A few years ago I had an infection on my right hand, but for a week it got treated in a wrong way, my left hand got infected, too. Some nights I'd wake up deliberately to scratch. Only when I was awake, was I able to control this unbelievably strong urge to scratch most of the time. Similarily to what I described in my pain control post already, I imagined to be in a forest and my hands would be bathed in cold stream water. The colour blue helped me a lot and also the thought of cool from a flowing river. It would be like a soft massage or something and blue is a contrast to the hands red from the infection. One night I couldn't sleep for some time and my hands were itching a lot. Scratching wouldn't help, of course. So I imagined that my hands would be in a blue cast. Even if I reached over with one hand to the other, I wouldn't be able to scratch. The cast would be there to block the touch. So I just lay there with immobile hands and fell asleep eventually.

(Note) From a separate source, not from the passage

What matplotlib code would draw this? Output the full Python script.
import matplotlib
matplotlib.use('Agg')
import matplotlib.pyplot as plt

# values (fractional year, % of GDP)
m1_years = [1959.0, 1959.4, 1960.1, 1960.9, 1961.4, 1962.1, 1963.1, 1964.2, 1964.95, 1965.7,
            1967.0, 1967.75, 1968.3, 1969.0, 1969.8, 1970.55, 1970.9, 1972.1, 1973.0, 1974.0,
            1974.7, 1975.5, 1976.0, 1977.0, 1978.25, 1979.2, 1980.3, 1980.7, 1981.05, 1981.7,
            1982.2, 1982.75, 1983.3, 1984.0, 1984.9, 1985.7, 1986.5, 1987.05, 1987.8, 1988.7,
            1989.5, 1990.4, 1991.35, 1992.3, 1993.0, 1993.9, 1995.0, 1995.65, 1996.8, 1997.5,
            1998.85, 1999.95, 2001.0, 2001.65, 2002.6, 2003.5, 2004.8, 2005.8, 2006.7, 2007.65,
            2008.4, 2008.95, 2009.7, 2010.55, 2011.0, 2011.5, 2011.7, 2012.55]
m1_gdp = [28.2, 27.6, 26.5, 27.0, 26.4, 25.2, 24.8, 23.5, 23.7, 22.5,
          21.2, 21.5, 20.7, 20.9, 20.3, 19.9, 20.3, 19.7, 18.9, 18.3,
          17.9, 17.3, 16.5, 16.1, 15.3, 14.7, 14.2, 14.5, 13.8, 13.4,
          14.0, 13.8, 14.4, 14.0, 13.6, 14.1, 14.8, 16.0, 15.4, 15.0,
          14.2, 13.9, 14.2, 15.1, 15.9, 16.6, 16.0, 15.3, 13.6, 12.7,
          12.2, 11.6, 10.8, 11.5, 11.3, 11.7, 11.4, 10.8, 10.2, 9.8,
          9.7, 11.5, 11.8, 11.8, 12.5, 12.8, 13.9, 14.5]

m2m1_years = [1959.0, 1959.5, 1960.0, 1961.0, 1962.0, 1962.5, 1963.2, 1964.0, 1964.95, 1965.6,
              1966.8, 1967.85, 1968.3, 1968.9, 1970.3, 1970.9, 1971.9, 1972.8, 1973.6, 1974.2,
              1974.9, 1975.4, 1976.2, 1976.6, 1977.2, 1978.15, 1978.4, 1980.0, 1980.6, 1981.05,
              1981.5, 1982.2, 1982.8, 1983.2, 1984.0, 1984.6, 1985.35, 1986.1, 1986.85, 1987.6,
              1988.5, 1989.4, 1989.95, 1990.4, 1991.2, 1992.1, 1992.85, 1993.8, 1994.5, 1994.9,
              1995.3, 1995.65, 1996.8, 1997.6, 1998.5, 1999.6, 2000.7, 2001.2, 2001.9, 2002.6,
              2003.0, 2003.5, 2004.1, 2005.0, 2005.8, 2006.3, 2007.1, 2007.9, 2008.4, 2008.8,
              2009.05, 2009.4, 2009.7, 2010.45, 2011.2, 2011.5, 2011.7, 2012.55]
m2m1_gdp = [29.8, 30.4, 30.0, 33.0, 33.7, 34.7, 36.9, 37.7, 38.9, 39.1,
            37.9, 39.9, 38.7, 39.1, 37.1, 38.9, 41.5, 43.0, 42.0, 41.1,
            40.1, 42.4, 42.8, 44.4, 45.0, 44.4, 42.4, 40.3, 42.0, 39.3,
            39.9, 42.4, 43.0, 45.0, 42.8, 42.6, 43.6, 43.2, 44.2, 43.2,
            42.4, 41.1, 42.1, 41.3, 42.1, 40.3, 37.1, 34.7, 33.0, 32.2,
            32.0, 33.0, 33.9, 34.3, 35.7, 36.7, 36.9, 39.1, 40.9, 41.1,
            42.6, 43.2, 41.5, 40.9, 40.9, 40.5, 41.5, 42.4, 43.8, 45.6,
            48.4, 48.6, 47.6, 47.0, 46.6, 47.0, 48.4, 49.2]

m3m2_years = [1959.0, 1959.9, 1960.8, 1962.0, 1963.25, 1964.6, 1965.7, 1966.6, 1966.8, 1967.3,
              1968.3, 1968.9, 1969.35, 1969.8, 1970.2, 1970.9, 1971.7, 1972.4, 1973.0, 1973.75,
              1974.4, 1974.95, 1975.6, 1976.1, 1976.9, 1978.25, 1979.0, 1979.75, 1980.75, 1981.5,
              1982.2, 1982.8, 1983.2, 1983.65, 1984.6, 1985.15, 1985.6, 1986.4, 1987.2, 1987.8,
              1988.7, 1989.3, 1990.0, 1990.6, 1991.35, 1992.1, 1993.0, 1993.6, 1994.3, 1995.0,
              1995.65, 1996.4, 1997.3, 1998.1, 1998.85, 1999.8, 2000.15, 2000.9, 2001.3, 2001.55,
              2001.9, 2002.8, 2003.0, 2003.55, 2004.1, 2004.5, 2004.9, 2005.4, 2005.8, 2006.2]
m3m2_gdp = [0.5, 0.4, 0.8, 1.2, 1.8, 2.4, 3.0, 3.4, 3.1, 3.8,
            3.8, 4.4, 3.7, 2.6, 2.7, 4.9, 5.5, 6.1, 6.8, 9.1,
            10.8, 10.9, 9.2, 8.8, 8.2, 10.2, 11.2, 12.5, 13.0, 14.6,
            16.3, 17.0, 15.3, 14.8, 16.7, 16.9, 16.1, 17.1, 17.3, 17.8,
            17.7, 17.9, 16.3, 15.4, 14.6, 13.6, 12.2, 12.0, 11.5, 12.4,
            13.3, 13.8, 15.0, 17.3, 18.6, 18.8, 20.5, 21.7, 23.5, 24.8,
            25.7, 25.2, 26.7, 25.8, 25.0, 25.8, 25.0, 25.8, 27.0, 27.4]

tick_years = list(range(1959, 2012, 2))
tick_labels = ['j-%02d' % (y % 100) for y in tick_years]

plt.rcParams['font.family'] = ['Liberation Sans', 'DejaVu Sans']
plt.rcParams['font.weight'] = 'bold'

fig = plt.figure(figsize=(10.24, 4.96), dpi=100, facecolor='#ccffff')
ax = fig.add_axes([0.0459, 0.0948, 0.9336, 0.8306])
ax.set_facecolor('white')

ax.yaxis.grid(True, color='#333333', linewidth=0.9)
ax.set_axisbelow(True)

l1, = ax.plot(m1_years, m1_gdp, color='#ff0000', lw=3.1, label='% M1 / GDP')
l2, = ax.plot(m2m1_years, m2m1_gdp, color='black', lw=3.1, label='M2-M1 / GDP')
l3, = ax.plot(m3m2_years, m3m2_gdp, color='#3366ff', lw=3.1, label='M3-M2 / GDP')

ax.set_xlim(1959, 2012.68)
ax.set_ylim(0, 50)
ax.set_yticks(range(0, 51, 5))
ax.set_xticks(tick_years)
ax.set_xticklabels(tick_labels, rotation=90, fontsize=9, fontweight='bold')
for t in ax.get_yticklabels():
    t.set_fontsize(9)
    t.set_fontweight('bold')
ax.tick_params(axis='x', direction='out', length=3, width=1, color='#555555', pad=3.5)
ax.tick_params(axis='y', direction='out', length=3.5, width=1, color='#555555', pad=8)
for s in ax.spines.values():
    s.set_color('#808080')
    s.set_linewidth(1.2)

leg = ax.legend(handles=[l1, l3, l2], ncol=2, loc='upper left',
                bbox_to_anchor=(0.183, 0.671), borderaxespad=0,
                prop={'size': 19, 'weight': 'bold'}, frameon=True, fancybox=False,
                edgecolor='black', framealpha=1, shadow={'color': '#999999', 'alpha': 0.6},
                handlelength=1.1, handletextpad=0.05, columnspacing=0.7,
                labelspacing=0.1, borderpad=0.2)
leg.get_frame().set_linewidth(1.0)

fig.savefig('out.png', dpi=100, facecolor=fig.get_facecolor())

One night I came home first with the underground and had to go the rest on my bike, as usual. I only had a thin jacket. On the underground I had listened to music. But for the bike ride I turned the player off. I got on my bike and started riding. I was humming some sort of melody to myself. For no particular reason I stopped at one point and suddenly I felt distinctly cold. Strange, I thought to myself. I started humming again and got warm again. Humming made me warm? Only once I shortly stopped humming, until I decided to hum all the rest of the way home.
On cold winter nights, the yellow street lights help me to feel a bit warmer again. I won't go into detail about it now and write about it in another separate post. But music can change my way of perception of time under certain circumstances, so that it seems to go faster or slower to me than in objective reality.

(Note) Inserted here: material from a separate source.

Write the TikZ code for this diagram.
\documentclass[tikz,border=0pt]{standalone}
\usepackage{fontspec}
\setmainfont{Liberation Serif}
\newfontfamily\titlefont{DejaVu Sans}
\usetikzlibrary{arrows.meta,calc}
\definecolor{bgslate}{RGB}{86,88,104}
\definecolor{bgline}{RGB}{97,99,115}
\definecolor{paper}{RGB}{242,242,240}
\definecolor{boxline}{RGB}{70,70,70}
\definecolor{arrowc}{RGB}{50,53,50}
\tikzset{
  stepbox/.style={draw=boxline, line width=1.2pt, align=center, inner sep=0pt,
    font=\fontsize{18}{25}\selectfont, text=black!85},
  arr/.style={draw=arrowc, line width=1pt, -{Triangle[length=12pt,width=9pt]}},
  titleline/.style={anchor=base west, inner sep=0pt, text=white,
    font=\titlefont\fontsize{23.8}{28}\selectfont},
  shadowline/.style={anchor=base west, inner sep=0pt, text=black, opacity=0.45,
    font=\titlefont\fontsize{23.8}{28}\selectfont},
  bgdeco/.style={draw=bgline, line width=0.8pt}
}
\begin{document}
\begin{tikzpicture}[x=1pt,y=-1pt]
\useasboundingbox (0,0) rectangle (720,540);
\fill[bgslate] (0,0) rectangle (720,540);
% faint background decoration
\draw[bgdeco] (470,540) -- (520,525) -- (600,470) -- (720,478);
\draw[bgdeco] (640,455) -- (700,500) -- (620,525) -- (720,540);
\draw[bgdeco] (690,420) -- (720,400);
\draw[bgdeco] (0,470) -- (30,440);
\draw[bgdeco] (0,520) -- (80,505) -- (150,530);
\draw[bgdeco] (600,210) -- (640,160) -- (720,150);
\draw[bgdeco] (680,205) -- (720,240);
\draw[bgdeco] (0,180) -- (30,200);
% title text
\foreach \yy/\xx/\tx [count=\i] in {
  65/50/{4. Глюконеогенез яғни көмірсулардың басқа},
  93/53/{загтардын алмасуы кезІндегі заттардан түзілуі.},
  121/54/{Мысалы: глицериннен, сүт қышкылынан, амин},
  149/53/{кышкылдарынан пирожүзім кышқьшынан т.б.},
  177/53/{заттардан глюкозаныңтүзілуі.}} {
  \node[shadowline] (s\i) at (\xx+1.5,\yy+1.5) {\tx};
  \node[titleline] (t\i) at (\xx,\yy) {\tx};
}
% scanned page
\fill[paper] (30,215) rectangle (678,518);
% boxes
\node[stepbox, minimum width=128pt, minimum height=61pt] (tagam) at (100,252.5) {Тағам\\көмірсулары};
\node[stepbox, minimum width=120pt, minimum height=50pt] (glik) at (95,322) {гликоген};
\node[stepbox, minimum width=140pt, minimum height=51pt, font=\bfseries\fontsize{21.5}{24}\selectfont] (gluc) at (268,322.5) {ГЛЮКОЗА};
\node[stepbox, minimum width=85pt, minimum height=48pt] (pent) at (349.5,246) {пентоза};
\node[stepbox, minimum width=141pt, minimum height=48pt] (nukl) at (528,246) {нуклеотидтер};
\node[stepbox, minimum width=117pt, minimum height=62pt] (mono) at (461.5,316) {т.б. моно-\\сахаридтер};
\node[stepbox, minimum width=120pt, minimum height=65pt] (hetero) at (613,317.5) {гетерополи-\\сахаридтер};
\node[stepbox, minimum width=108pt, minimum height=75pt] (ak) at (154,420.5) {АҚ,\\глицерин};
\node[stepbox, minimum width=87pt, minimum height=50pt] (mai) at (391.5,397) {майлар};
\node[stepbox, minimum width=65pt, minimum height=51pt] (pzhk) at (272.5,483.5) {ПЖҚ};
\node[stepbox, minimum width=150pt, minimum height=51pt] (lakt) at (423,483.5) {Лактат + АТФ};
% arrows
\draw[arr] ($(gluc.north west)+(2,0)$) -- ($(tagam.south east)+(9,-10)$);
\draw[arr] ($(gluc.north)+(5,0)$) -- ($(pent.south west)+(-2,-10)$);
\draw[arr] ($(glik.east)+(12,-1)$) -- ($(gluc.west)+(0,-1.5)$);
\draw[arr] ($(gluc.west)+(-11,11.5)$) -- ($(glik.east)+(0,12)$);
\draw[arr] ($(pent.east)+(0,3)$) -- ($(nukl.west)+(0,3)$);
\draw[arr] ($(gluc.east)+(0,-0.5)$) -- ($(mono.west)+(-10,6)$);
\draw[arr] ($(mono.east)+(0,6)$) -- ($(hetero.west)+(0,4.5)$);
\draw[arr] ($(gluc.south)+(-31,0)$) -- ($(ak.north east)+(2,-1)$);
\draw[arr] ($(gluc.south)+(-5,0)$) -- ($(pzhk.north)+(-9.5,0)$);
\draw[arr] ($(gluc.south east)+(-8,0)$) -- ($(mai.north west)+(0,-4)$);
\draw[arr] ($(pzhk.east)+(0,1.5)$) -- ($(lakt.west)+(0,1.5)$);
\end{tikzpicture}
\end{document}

We all can influence our own perception and those of others. For that we only have to know which way to influence what senses. Spiders aren't scary as such, but are made scary, when we think of them as huge with long, thin legs and probably strangely furry creatures with many eyes, ideally in colour and crawling towards us. I'm usually not afraid of spiders, although I don't necessarily want to touch them. If I imagine a spider in the described way, it does get scary and uncomfortable to me though.

A so called NLP Fast Phobia Cure, a short and fast treatment for phobias, takes an experienced person under some circumstances probably about 5 to 10 minutes only. To describe it short and simple, the representation in the head is checked, mainly the images, visual aspects and sounds. That means more senses can be change, too. The more senses are changed, the more intense the experience gets. A distinct change can also happen when things are changed in just one sense. By changing many aspects to the opposite, the thing that was so scary at first, will turn into the harmless opposite. Cold gets warm and warm gets cold. Fast gets slow and slow gets fast. And many more. I can only welcome you all to experiment with that for yourself, find what factors influence you and change them just for the fun of testing what happens then. In unlucky circumstances, you'll have just a bit of fun, at best, it'll really help. Just like I used that to not scratch or to feel less cold.